Quand une entreprise fait défaut, la règle de base est d’obtenir un taux de recouvrement des créances de l’ordre de 40%. Ainsi, sur un indice de 75 entités, chaque signature représente 1,3% du notionnel. Sur la base d’un taux de recouvrement de 40%, cela signifie une perte potentielle de 0,8% pour chaque défaut. Autrement dit, il faut 21,88 défauts sur un total de 75 signatures pour atteindre le seuil de rentabilité. Nous vivons certes dans un environnement économique plus difficile, mais allons-nous vraiment assister aux défauts de près de 30% des signatures composant l’indice crossover au cours des cinq prochaines années? À titre de référence, nous n’avons vu que deux défauts et une restructuration au cours des dix dernières années au sein de l’indice précité.

Est-ce que, selon vous, les investisseurs se sont-ils montrés trop complaisants vis-à-vis du segment à haut rendement avant la pandémie?
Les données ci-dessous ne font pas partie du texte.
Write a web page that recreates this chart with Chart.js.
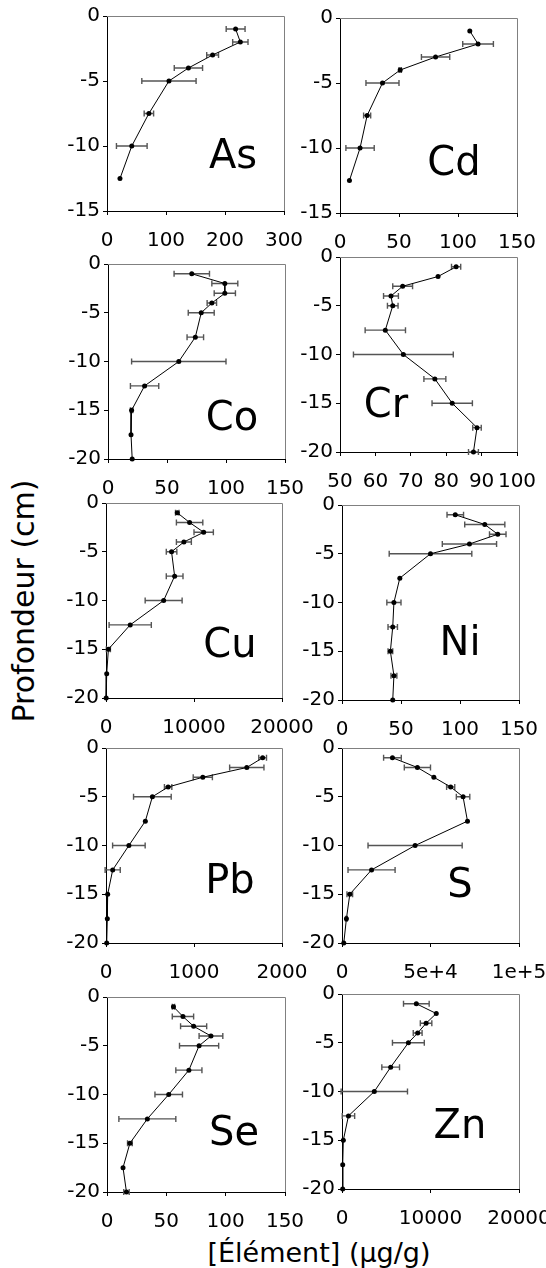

En janvier, les spreads avaient atteint certains de leurs plus bas niveaux historiques. Les marchés étaient valorisés sur la base d’un scénario économique parfait. Beaucoup d’investisseurs étaient totalement investis, craignant de manquer la hausse alors incessante du marché. Aujourd’hui, un ou deux mois plus tard, les cours reflètent la détresse et la volatilité demeure élevée. Nous avons fait un long chemin en très peu de temps. Nul ne sait ce qu’il se passera, confrontés à des circonstances sans précédent. Sous notre perspective, il est particulièrement vital que les investisseurs possèdent les outils leur permettant d’exprimer leurs vues, ce qui inclut de prendre en compte le fait que les marchés peuvent aussi bien baisser que monter.